Return exactly, and only, the lines from the one holding "Rebuild this chart" through the one holding "const yRange = [-0.05 * ymax, 1.05 * ymax];", both included; the pictures stay out.

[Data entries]
════════
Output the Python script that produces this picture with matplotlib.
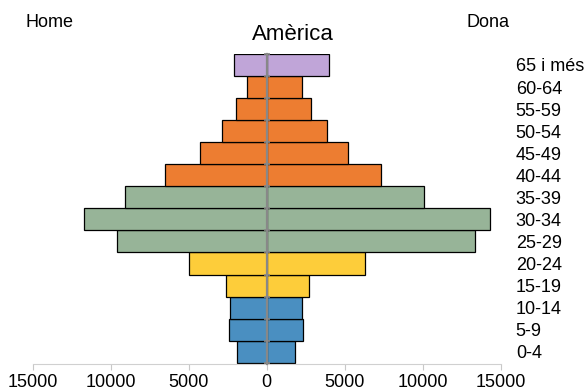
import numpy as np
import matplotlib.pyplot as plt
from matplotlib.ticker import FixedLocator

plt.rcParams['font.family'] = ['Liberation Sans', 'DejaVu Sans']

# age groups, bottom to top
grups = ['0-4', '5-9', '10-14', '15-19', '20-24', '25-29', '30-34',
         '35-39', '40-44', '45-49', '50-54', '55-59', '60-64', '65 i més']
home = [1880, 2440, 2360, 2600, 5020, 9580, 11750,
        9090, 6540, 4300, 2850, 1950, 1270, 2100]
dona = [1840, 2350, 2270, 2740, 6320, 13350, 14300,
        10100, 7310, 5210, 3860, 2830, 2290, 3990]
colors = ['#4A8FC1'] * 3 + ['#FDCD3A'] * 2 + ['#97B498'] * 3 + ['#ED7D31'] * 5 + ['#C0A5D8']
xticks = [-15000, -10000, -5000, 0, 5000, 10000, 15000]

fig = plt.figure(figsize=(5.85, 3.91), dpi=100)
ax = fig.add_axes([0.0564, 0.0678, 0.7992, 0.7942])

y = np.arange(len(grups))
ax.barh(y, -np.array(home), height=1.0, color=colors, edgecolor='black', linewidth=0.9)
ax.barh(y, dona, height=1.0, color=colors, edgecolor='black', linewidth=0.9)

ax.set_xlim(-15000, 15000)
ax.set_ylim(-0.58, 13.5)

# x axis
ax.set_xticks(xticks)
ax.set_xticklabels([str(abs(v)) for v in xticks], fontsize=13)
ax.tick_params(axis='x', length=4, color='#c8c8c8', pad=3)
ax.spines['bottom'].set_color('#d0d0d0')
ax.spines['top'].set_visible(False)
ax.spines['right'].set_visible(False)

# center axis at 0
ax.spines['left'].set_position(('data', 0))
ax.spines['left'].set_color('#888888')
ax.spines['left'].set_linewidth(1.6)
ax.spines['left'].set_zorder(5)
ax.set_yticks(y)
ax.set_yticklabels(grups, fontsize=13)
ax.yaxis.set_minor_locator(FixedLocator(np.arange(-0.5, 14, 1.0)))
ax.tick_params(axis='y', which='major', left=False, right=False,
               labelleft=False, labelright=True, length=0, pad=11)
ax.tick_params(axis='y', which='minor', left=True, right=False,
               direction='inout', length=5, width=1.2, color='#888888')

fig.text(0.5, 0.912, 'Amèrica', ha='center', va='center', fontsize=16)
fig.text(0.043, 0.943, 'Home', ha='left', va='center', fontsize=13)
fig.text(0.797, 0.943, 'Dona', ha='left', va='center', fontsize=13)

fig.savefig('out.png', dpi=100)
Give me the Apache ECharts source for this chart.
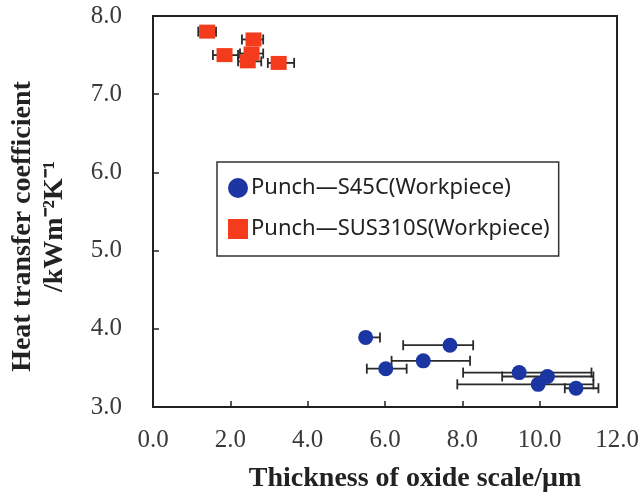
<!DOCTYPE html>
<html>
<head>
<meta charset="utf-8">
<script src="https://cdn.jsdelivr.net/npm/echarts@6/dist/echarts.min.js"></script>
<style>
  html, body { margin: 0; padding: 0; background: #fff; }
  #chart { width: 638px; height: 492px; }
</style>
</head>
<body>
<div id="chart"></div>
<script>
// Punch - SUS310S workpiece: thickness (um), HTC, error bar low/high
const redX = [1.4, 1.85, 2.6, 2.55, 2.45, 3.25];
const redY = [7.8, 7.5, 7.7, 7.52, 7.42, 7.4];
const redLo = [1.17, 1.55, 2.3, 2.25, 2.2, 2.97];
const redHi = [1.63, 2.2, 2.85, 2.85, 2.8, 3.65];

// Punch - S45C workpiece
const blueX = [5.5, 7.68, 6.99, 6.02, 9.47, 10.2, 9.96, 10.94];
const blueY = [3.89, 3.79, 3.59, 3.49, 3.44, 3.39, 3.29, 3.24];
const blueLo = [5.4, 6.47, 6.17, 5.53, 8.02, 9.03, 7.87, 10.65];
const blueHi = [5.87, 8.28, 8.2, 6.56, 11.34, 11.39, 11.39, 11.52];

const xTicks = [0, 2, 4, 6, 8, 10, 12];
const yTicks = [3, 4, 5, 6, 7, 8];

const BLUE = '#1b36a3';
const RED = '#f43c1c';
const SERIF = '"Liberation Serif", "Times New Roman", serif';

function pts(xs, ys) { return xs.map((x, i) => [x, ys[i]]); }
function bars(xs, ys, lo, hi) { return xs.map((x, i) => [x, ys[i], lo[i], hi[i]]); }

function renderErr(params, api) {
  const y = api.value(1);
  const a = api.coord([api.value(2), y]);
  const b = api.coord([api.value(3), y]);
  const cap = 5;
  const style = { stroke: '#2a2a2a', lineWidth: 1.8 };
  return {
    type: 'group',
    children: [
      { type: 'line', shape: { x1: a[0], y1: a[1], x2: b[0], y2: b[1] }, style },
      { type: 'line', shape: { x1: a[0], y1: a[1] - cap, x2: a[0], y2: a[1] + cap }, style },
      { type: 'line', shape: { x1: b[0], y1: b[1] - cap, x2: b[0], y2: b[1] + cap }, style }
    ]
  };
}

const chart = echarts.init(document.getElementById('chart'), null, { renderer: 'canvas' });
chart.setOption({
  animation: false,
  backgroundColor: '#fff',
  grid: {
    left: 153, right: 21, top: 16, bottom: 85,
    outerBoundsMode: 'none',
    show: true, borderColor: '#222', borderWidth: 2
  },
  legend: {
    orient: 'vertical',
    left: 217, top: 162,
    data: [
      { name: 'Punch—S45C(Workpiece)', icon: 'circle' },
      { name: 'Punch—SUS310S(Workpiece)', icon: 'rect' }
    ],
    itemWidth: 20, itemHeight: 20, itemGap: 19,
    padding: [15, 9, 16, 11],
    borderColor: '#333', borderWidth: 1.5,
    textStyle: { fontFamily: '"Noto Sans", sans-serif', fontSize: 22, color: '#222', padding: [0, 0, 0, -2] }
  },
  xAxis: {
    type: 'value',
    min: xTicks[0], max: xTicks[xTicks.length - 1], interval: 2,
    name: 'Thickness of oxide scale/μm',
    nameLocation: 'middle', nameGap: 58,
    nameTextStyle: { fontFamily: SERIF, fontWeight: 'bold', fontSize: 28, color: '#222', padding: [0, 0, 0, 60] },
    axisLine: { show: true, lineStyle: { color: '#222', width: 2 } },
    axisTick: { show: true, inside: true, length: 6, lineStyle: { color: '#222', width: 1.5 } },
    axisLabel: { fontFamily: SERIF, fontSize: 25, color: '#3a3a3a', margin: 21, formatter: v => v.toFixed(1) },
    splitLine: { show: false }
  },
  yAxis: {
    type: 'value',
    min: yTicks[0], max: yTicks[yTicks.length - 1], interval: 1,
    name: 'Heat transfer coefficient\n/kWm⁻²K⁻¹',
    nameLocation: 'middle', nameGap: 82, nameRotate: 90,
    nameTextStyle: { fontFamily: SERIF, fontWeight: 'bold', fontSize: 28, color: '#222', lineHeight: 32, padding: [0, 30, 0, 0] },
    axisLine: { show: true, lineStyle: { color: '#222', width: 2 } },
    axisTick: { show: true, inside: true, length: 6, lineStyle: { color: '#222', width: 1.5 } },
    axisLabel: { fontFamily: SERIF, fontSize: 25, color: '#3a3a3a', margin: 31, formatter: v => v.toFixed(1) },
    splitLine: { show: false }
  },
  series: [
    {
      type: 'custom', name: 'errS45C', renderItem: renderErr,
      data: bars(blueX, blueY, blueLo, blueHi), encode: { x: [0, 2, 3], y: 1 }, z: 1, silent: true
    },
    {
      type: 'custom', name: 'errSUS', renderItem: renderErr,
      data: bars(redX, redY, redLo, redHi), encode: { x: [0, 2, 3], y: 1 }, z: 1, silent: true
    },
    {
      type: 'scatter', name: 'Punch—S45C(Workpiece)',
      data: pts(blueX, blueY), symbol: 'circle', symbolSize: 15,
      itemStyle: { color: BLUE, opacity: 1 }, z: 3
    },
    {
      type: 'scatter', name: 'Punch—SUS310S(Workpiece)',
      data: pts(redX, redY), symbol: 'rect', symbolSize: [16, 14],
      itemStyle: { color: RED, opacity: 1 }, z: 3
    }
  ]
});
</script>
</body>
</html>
════════
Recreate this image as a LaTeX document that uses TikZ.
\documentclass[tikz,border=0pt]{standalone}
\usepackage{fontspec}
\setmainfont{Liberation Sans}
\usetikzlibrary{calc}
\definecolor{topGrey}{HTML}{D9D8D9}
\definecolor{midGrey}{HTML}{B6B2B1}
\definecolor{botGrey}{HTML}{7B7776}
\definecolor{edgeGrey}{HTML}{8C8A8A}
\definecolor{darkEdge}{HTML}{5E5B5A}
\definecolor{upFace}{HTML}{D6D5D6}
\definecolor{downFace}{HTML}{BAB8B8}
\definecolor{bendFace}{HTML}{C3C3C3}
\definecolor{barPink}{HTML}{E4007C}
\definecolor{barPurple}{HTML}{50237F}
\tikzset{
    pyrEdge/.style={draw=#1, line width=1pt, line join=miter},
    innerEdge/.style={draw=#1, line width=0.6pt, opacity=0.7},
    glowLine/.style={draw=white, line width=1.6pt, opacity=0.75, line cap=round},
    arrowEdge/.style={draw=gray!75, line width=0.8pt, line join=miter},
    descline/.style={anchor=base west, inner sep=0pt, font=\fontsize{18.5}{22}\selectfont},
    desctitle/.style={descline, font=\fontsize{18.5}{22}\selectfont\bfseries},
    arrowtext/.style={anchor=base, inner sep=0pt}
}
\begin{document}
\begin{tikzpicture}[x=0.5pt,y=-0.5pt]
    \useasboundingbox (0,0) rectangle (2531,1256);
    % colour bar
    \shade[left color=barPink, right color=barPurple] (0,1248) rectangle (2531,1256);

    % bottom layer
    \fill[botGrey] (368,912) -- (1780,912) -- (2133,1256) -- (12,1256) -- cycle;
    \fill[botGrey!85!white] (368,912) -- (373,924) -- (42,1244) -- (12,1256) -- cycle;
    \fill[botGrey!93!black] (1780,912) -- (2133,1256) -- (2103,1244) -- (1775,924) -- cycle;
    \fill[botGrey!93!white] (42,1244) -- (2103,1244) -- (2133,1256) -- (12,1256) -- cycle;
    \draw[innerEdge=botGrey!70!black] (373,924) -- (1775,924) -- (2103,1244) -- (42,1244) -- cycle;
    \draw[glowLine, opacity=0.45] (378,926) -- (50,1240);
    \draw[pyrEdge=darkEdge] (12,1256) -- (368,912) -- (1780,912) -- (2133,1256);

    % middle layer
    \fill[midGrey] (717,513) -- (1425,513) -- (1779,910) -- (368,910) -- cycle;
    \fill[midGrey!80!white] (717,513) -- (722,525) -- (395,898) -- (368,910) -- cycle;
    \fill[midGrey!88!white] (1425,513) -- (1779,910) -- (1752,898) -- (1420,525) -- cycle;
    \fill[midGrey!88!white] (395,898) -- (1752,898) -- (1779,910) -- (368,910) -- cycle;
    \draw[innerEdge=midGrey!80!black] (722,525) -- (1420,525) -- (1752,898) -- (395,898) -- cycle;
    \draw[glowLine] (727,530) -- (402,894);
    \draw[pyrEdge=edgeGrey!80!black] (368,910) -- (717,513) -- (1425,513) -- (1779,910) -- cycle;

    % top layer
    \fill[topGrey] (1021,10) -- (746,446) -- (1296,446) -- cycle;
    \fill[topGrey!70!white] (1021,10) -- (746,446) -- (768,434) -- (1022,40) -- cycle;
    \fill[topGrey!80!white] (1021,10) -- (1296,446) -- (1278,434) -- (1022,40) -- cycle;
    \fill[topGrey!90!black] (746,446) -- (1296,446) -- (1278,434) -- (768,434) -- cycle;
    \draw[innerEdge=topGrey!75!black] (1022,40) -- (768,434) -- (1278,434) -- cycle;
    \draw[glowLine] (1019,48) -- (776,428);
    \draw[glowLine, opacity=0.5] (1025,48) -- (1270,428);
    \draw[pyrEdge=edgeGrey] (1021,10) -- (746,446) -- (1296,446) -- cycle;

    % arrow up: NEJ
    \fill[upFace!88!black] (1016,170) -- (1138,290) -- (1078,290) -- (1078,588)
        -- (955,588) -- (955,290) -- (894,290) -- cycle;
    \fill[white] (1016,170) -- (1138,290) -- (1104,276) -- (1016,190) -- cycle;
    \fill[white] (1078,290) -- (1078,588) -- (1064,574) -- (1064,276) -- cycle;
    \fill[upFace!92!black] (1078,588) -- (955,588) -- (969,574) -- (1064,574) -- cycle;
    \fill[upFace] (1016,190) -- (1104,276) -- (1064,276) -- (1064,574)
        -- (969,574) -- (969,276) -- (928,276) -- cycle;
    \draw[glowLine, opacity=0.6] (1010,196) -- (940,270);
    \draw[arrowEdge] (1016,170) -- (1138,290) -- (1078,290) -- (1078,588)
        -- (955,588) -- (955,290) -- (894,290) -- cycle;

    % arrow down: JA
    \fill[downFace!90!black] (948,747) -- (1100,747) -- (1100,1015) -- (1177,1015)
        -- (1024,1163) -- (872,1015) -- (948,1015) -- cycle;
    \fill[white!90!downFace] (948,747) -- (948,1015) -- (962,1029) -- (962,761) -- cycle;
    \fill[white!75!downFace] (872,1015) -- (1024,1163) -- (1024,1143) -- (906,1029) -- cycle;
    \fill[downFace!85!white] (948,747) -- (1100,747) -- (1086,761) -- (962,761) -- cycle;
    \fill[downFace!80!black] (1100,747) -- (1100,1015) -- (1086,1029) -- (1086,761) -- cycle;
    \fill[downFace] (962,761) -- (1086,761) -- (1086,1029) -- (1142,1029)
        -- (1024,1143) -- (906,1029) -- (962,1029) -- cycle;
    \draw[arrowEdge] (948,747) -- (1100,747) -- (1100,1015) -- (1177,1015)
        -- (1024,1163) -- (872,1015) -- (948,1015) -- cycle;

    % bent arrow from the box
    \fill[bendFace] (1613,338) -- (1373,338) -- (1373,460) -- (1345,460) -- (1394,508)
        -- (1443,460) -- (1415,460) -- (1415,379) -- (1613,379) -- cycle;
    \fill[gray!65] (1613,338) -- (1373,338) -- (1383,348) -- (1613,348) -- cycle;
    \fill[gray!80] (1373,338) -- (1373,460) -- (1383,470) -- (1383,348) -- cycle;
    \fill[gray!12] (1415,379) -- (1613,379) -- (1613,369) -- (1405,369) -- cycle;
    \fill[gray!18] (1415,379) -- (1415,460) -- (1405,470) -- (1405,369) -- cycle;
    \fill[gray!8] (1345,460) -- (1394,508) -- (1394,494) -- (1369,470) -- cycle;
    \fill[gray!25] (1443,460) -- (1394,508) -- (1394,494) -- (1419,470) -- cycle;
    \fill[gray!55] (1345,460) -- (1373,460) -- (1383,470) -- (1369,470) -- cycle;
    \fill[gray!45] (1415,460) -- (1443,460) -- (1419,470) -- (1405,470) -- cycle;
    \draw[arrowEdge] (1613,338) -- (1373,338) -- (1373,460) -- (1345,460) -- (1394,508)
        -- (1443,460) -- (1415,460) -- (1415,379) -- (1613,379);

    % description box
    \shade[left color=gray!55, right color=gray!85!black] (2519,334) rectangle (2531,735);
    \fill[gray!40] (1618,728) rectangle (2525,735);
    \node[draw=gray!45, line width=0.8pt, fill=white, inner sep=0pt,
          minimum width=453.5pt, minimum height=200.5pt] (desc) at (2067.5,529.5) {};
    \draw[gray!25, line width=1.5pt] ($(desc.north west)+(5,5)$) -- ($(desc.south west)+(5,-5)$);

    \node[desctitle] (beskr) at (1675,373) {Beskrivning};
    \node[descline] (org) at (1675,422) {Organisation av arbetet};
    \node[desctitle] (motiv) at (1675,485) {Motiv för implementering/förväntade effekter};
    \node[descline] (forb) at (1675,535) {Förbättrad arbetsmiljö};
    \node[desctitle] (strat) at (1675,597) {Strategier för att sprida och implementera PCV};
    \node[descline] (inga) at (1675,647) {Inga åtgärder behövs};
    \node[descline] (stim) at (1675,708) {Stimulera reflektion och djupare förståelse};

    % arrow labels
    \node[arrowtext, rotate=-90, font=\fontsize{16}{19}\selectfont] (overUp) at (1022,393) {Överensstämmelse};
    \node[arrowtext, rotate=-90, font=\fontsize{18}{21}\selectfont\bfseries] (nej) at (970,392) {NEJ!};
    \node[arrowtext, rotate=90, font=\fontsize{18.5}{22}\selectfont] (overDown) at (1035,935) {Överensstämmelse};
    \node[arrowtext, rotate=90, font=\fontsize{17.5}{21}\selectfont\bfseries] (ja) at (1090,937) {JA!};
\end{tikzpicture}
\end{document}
════════
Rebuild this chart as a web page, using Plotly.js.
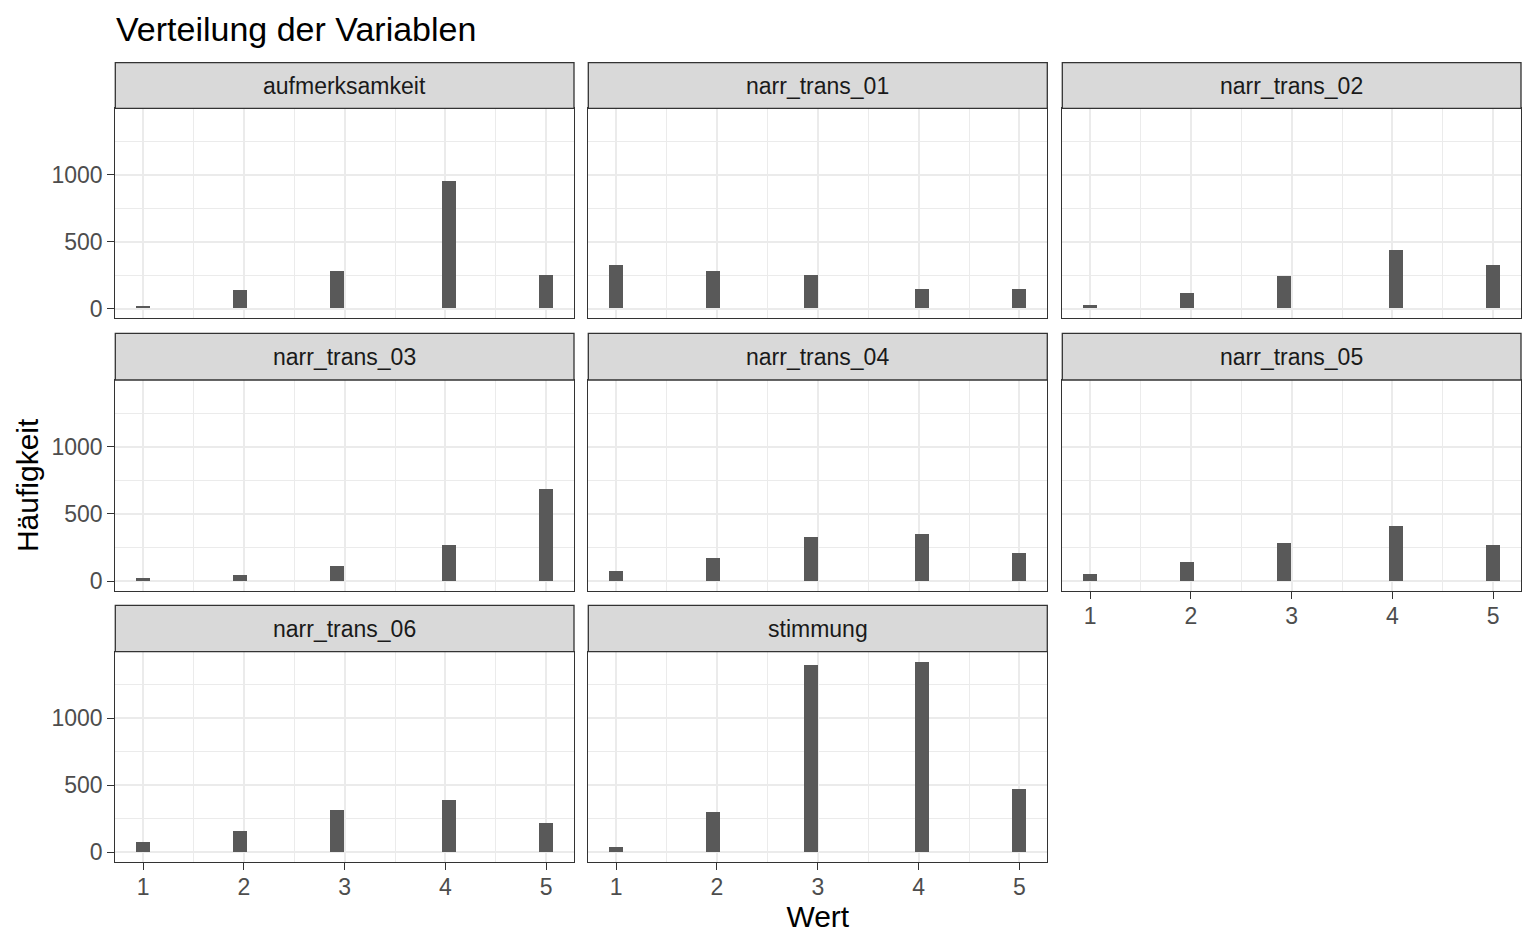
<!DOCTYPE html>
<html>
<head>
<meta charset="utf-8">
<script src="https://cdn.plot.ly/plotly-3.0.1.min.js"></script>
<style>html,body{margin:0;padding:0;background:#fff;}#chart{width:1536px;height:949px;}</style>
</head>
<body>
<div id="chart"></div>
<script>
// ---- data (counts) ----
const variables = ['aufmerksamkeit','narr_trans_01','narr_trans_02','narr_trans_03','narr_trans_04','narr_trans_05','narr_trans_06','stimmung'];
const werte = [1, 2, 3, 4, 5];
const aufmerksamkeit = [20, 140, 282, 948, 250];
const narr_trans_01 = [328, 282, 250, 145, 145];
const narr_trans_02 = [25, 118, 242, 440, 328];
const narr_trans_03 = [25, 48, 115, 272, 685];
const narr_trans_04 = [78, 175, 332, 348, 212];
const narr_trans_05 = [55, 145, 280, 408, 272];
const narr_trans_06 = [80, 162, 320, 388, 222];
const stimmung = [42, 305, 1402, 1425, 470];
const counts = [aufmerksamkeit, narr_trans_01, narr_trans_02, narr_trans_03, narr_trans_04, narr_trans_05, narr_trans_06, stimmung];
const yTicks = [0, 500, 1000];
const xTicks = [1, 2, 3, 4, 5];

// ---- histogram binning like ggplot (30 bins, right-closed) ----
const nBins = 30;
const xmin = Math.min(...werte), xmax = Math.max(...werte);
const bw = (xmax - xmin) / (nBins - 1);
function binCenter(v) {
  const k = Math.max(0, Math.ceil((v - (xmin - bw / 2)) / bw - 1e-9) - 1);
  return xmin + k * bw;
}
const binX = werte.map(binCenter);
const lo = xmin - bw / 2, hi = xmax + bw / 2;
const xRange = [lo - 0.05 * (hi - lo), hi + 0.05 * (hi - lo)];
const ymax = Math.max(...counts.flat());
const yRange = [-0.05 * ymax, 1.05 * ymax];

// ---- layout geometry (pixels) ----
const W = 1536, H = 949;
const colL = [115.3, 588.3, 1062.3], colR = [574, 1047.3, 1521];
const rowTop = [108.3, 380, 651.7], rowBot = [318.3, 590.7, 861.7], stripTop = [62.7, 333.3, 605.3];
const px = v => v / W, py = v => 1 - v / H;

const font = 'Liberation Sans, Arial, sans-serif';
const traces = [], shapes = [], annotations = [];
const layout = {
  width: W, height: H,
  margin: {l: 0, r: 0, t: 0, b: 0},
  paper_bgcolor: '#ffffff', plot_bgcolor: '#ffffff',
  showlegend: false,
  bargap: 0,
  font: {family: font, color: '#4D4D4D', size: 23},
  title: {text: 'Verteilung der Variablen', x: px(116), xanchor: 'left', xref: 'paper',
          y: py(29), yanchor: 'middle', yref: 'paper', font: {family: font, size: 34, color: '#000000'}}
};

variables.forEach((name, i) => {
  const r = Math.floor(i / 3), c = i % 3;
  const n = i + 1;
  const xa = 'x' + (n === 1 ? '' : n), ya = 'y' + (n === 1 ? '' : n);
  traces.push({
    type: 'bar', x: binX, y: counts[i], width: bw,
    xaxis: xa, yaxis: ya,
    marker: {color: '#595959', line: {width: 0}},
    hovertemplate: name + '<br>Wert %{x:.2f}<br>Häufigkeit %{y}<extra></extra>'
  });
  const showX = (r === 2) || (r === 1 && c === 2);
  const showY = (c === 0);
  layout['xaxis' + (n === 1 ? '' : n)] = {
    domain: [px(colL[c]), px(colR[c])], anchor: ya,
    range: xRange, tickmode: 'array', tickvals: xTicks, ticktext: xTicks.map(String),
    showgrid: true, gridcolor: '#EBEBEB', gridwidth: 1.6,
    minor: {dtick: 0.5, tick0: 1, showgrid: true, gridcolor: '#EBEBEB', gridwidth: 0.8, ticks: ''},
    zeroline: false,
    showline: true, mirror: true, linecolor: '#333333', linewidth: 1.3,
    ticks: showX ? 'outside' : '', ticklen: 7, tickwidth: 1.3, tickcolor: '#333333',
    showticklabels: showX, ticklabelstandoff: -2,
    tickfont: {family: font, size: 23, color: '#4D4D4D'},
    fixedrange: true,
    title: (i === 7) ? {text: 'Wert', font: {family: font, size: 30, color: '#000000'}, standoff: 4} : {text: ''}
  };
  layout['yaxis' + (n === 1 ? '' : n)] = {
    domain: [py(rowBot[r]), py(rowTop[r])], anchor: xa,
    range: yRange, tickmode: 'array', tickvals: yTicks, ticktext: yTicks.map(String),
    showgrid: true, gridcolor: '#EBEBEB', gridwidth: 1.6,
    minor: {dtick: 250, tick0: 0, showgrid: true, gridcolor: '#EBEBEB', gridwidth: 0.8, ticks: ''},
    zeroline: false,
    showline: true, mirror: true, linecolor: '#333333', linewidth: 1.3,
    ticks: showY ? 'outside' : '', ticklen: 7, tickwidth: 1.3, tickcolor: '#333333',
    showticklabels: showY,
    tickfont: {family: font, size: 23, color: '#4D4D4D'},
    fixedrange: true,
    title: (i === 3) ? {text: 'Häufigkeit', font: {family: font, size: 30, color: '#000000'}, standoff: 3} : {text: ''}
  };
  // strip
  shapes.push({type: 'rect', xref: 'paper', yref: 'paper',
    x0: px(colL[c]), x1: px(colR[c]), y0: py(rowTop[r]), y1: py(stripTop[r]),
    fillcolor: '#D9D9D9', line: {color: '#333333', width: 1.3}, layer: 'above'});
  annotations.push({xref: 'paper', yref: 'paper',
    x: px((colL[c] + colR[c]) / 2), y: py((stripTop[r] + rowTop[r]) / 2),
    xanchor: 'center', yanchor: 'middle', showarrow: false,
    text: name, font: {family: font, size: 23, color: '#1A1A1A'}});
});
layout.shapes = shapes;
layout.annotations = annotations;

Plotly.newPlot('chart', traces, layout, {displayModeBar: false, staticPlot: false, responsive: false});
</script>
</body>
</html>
════════
▸ **Solution to this exercise**
Rebuild this chart as a web page, using Plotly.js.
<!DOCTYPE html>
<html>
<head>
<meta charset="utf-8">
<script src="https://cdn.plot.ly/plotly-3.0.1.min.js"></script>
<style>html,body{margin:0;padding:0;background:#fff;}#chart{width:1536px;height:949px;}</style>
</head>
<body>
<div id="chart"></div>
<script>
// ---- data (counts) ----
const variables = ['aufmerksamkeit','narr_trans_01','narr_trans_02','narr_trans_03','narr_trans_04','narr_trans_05','narr_trans_06','stimmung'];
const werte = [1, 2, 3, 4, 5];
const aufmerksamkeit = [20, 140, 282, 948, 250];
const narr_trans_01 = [328, 282, 250, 145, 145];
const narr_trans_02 = [25, 118, 242, 440, 328];
const narr_trans_03 = [25, 48, 115, 272, 685];
const narr_trans_04 = [78, 175, 332, 348, 212];
const narr_trans_05 = [55, 145, 280, 408, 272];
const narr_trans_06 = [80, 162, 320, 388, 222];
const stimmung = [42, 305, 1402, 1425, 470];
const counts = [aufmerksamkeit, narr_trans_01, narr_trans_02, narr_trans_03, narr_trans_04, narr_trans_05, narr_trans_06, stimmung];
const yTicks = [0, 500, 1000];
const xTicks = [1, 2, 3, 4, 5];

// ---- histogram binning like ggplot (30 bins, right-closed) ----
const nBins = 30;
const xmin = Math.min(...werte), xmax = Math.max(...werte);
const bw = (xmax - xmin) / (nBins - 1);
function binCenter(v) {
  const k = Math.max(0, Math.ceil((v - (xmin - bw / 2)) / bw - 1e-9) - 1);
  return xmin + k * bw;
}
const binX = werte.map(binCenter);
const lo = xmin - bw / 2, hi = xmax + bw / 2;
const xRange = [lo - 0.05 * (hi - lo), hi + 0.05 * (hi - lo)];
const ymax = Math.max(...counts.flat());
const yRange = [-0.05 * ymax, 1.05 * ymax];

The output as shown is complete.